#### Data provided ####

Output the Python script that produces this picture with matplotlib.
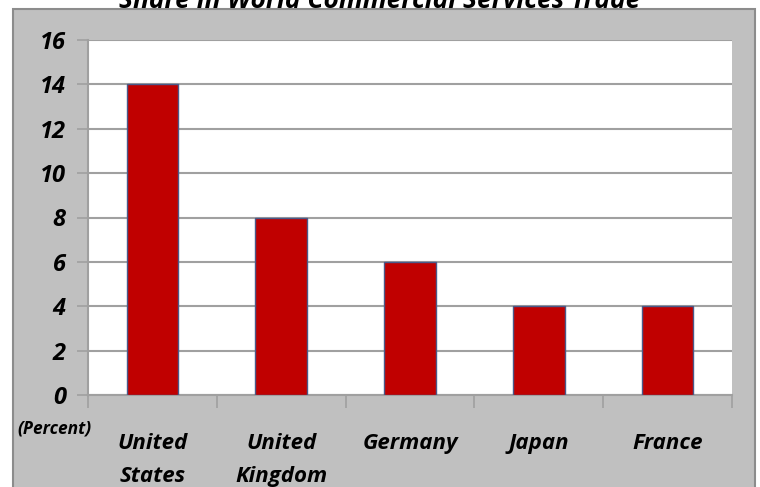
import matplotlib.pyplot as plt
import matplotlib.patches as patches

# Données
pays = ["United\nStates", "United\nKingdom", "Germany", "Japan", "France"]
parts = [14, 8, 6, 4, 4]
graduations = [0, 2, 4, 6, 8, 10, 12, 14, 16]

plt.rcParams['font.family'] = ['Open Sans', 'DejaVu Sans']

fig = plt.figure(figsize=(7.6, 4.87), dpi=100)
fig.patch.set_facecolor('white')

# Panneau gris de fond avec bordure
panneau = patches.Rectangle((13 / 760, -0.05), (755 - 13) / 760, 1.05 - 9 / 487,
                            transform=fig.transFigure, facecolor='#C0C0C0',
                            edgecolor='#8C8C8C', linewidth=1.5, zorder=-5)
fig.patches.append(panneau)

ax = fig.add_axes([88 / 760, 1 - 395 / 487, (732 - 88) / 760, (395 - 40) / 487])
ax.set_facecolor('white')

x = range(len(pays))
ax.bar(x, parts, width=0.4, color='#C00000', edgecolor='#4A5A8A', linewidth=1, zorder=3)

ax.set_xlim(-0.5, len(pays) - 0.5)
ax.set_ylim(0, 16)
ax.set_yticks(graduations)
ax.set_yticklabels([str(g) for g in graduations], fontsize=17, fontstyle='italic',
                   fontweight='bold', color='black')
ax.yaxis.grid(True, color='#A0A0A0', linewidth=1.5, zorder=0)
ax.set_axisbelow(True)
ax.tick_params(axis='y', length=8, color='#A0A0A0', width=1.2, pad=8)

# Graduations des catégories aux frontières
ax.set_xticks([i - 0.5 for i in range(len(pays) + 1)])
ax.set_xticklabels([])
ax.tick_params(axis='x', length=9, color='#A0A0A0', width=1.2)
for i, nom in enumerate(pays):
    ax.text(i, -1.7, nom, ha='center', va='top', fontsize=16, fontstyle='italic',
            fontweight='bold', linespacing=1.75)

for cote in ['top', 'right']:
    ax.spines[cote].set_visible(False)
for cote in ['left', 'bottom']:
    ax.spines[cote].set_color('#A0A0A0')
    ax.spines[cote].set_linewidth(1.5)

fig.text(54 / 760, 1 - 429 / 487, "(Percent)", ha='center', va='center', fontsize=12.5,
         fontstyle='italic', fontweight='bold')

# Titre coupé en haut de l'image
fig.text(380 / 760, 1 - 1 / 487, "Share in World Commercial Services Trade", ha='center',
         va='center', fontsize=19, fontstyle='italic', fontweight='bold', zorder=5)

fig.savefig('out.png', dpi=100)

####

§ Required work:
Set the lines above down again, word for word, from the first through the one containing "import matplotlib.patches as patches"; pictures excluded.

§ Complete output:
Output the Python script that produces this picture with matplotlib.
import matplotlib.pyplot as plt
import matplotlib.patches as patches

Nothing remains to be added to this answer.